Records shown:

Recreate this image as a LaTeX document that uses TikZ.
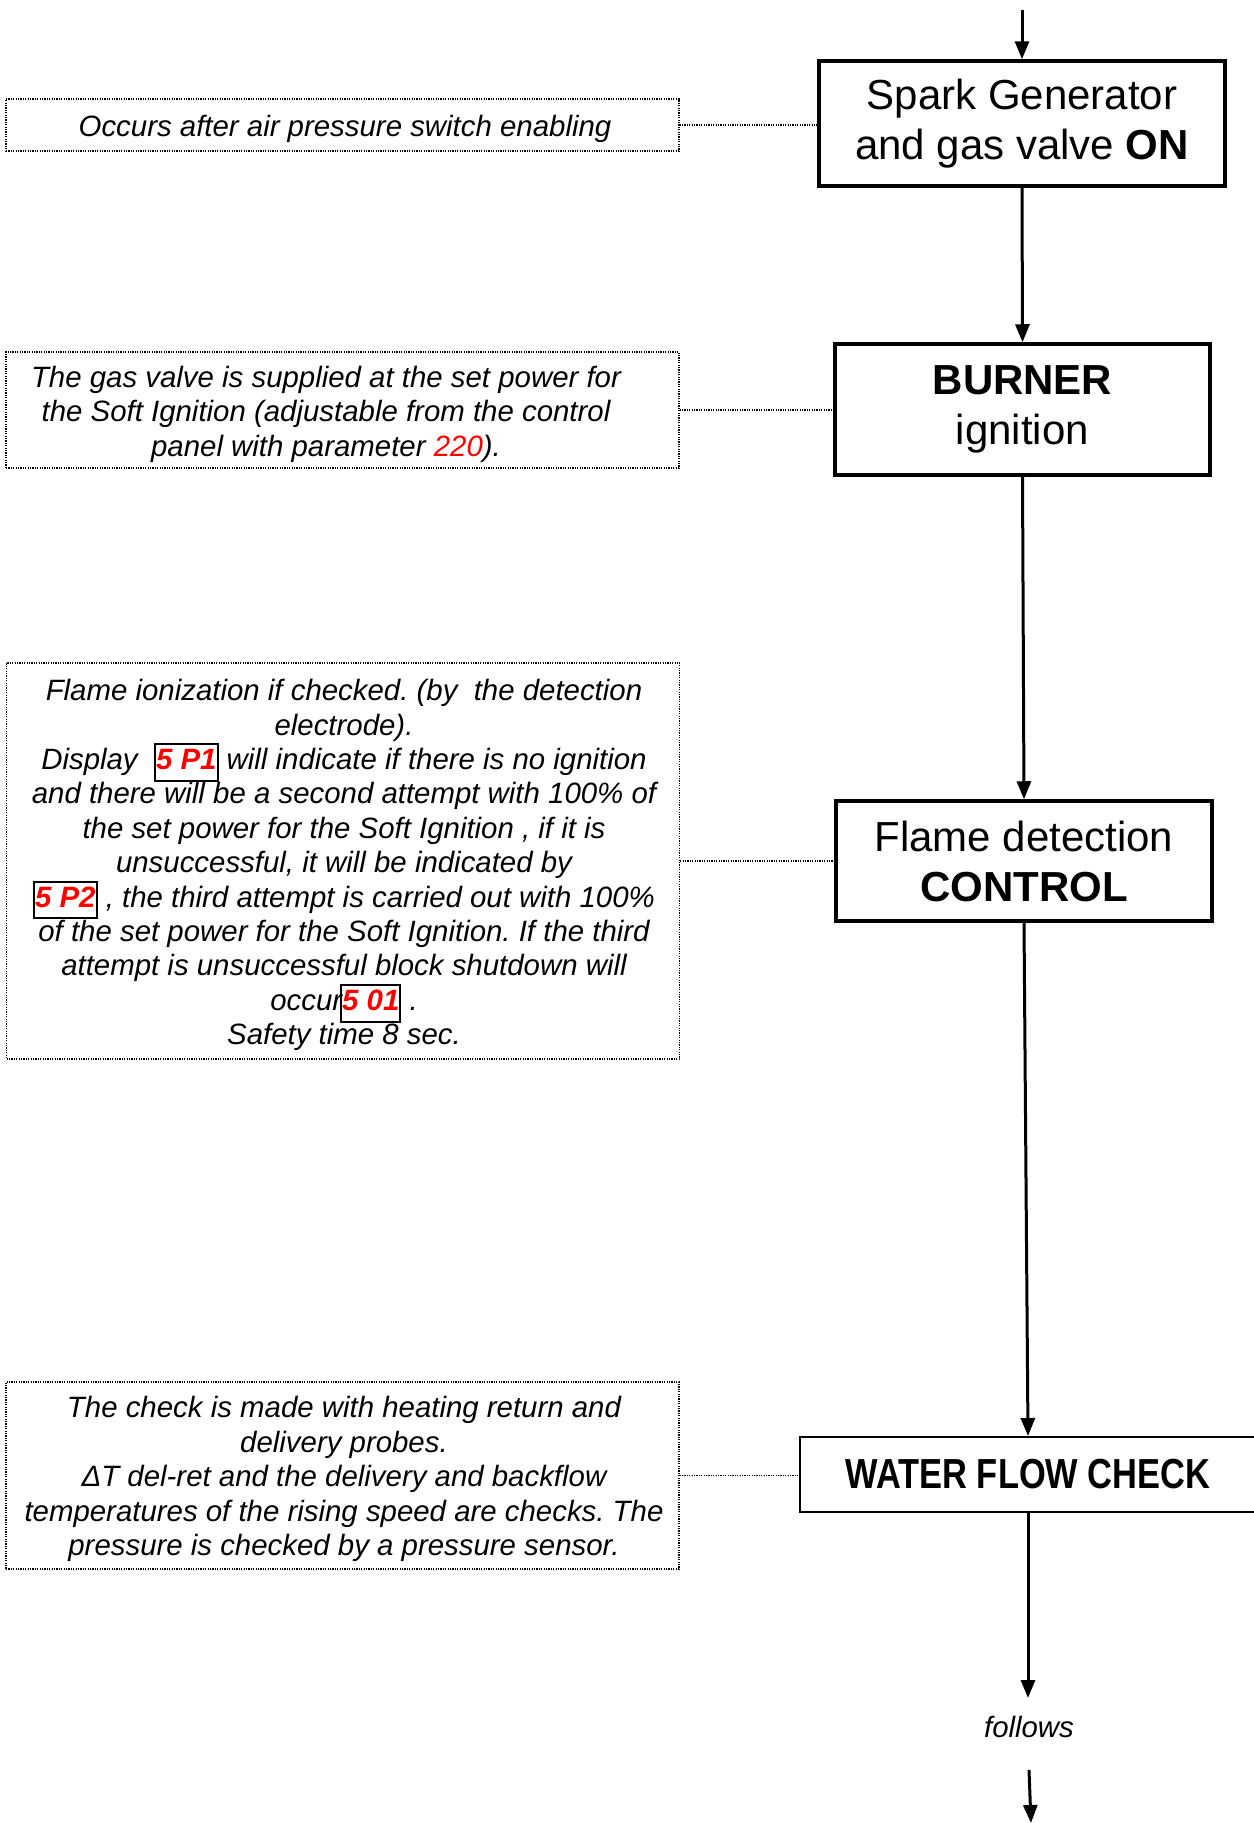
\documentclass[tikz,border=0pt]{standalone}
\usepackage{fontspec}
\setmainfont{Liberation Sans}
\newfontfamily\narrowbold[FakeStretch=0.82]{Liberation Sans Bold}
\usetikzlibrary{arrows.meta}
\definecolor{codered}{RGB}{255,0,0}
\newcommand{\codebox}[1]{{\setlength{\fboxsep}{0pt}\setlength{\fboxrule}{2pt}\fbox{\strut\textcolor{codered}{\bfseries #1}}}}
\tikzset{
  mainbox/.style={draw, line width=3.5pt, align=center, inner sep=0pt, font=\fontsize{42}{50}\selectfont},
  notebox/.style={draw, line width=1.2pt, dash pattern=on 1.2pt off 1.2pt, inner sep=0pt, minimum width=673pt},
  notetext/.style={align=center, inner sep=0pt, font=\fontsize{29.4}{34.4}\selectfont\itshape\frenchspacing},
  flow/.style={line width=3pt, -{Triangle[length=18pt,width=14pt]}},
  link/.style={line width=1.2pt, dash pattern=on 1.2pt off 1.2pt}
}
\begin{document}
\begin{tikzpicture}[x=1pt,y=-1pt]
\useasboundingbox (0,0) rectangle (1253,1823);
% main boxes
\node[mainbox, minimum width=406pt, minimum height=125pt] (spark) at (1022,123.5)
  {Spark Generator\\and gas valve \textbf{ON}};
\node[mainbox, minimum width=375pt, minimum height=131pt] (burner) at (1022.5,409.5)
  {\textbf{BURNER}\\ignition};
\node[mainbox, minimum width=376pt, minimum height=120pt] (flame) at (1024,861)
  {Flame detection\\\textbf{CONTROL}};
\node[draw, line width=2pt, inner sep=0pt, minimum width=456pt, minimum height=75pt,
  font=\fontsize{42}{50}\narrowbold] (water) at (1028,1474.5) {WATER FLOW CHECK};
\node[font=\fontsize{29.4}{34}\selectfont\itshape] (follows) at (1029,1727) {follows};
\coordinate (top) at (1022,10);
\coordinate (fend) at (1028,1698);
\coordinate (nstart) at (1029,1770);
\coordinate (nend) at (1031,1823);
% note boxes
\node[notebox, minimum height=52pt] (n1) at (342.5,125) {};
\node[notebox, minimum height=116pt] (n2) at (342.5,410) {};
\node[notebox, minimum height=396pt] (n3) at (343,861) {};
\node[notebox, minimum height=187pt] (n4) at (342.5,1475.5) {};
% note texts
\node[notetext] (t1) at (345,129) {Occurs after air pressure switch enabling};
\node[notetext] (t2) at (326,414)
  {The gas valve is supplied at the set power for\\
   the Soft Ignition (adjustable from the control\\
   panel with parameter \textcolor{codered}{220}).};
\node[notetext] (t3) at (344,865)
  {Flame ionization if checked. (by\ \ the detection\\
   electrode).\\
   Display\ \ \codebox{5 P1} will indicate if there is no ignition\\
   and there will be a second attempt with 100\% of\\
   the set power for the Soft Ignition , if it is\\
   unsuccessful, it will be indicated by\\
   \codebox{5 P2} , the third attempt is carried out with 100\%\\
   of the set power for the Soft Ignition. If the third\\
   attempt is unsuccessful block shutdown will\\
   occur\hspace{-2pt}\codebox{5 01} .\\
   Safety time 8 sec.};
\node[notetext] (t4) at (344,1479)
  {The check is made with heating return and\\
   delivery probes.\\
   ΔT del-ret and the delivery and backflow\\
   temperatures of the rising speed are checks. The\\
   pressure is checked by a pressure sensor.};
% flow arrows
\draw[flow] (top) -- (spark.north);
\draw[flow] (spark.south) -- (burner.north);
\draw[flow] (burner.south) -- (flame.north);
\draw[flow] (flame.south) -- (water.north);
\draw[flow] (water.south) -- (fend);
\draw[flow] (nstart) -- (nend);
% dotted links
\draw[link] (n1.east) -- (n1.east -| spark.west);
\draw[link] (n2.east) -- (n2.east -| burner.west);
\draw[link] (n3.east) -- (n3.east -| flame.west);
\draw[link] (n4.east) -- (n4.east -| water.west);
\end{tikzpicture}
\end{document}
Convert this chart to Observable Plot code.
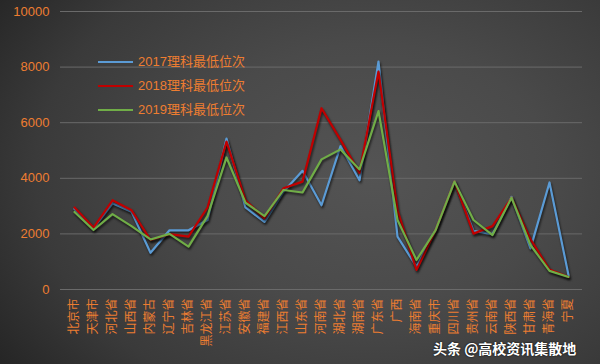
<!DOCTYPE html>
<html><head><meta charset="utf-8">
<script src="https://cdn.jsdelivr.net/npm/d3@7"></script>
<script src="https://cdn.jsdelivr.net/npm/@observablehq/plot@0.6"></script>
<style>
html,body{margin:0;padding:0;}
#wrap{position:relative;width:600px;height:364px;overflow:hidden;
 background:radial-gradient(ellipse 75% 90% at 62% 48%, #545454 0%, #4a4a4a 40%, #3a3a3a 75%, #262626 100%);
 font-family:"Liberation Sans","Noto Sans CJK SC",sans-serif;}
#wrap svg g[aria-label="line"] path{filter:drop-shadow(1px 2px 1.2px rgba(0,0,0,0.65));}
.leg{position:absolute;left:98px;font-size:13px;color:#ED7D31;font-family:"Liberation Sans","Noto Sans CJK SC",sans-serif;white-space:nowrap;}
.leg span{display:inline-block;width:35px;height:2px;vertical-align:middle;margin-right:5px;position:relative;top:-1px;}
#wm{position:absolute;left:433px;top:338px;font-size:14px;font-weight:bold;color:#fff;font-family:"Noto Sans CJK SC",sans-serif;text-shadow:0 0 2px #000;white-space:nowrap;}
</style></head>
<body><div id="wrap"></div>
<script>
const provinces = ["北京市","天津市","河北省","山西省","内蒙古","辽宁省","吉林省","黑龙江省","江苏省","安徽省","福建省","江西省","山东省","河南省","湖北省","湖南省","广东省","广西","海南省","重庆市","四川省","贵州省","云南省","陕西省","甘肃省","青海省","宁夏"];
const y2017 = [2900,2200,3100,2800,1320,2130,2130,2500,5430,2950,2430,3520,4270,3030,5160,3930,8200,1900,820,2130,3880,2110,1990,3330,1480,3850,510];
const y2018 = [2950,2230,3210,2850,1780,1990,1900,2950,5320,3210,2560,3640,3880,6520,5380,4200,7840,2850,700,2130,3880,2010,2280,3300,1800,720,450];
const y2019 = [2790,2140,2710,2280,1800,2000,1540,2640,4750,3120,2640,3580,3490,4680,5040,4320,6420,2500,1060,2130,3880,2500,1960,3300,1600,670,450];
const seriesNames = ["2017理科最低位次","2018理科最低位次","2019理科最低位次"];
const seriesColors = ["#5B9BD5","#C00000","#70AD47"];
const yTicks = [0,2000,4000,6000,8000,10000];

const rows = [];
[y2017,y2018,y2019].forEach((arr,si)=>arr.forEach((v,i)=>rows.push({p:provinces[i],v,s:seriesNames[si]})));

const plot = Plot.plot({
  width:600, height:364,
  marginLeft:60, marginRight:18, marginTop:11, marginBottom:75,
  style:{background:"transparent",color:"#ED7D31",fontSize:"13px",fontFamily:"Liberation Sans, sans-serif"},
  x:{type:"point",domain:provinces,padding:0.5,label:null},
  y:{domain:[0,10000],label:null},
  color:{domain:seriesNames,range:seriesColors},
  marks:[
    Plot.ruleY(yTicks,{stroke:"#6a6a6a",strokeWidth:1}),
    Plot.axisY({ticks:yTicks,tickFormat:d=>String(d),tickSize:0,tickPadding:11,fill:"#ED7D31",fontSize:13,label:null}),
    Plot.axisX({tickSize:0,tickRotate:-90,tickPadding:9,fill:"#ED7D31",fontSize:12,fontFamily:"Noto Sans CJK SC, sans-serif",label:null}),
    Plot.line(rows,{x:"p",y:"v",z:"s",stroke:"s",strokeWidth:2.2})
  ]
});
const wrap = document.getElementById("wrap");
wrap.appendChild(plot);
seriesNames.forEach((n,i)=>{
  const d=document.createElement("div");d.className="leg";d.style.top=(51+i*24)+"px";
  d.innerHTML=`<span style="background:${seriesColors[i]}"></span>${n}`;wrap.appendChild(d);
});
const wm=document.createElement("div");wm.id="wm";wm.textContent="头条 @高校资讯集散地";wrap.appendChild(wm);
</script></body></html>
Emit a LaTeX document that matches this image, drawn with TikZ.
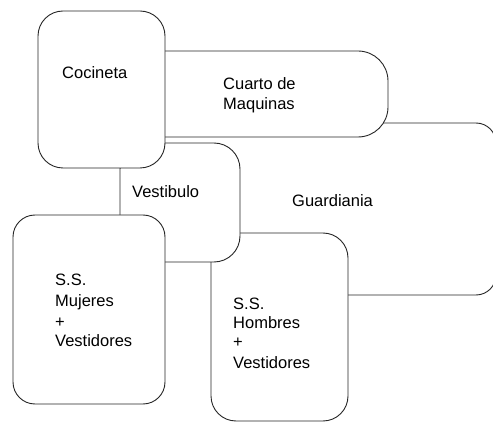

Prompt:
Read through the data and copy every line where "this" shows up.

Solved problem:
Recreate this image as a LaTeX document that uses TikZ.
Convert this chart to Observable Plot code.
Emit a LaTeX document that matches this image, drawn with TikZ.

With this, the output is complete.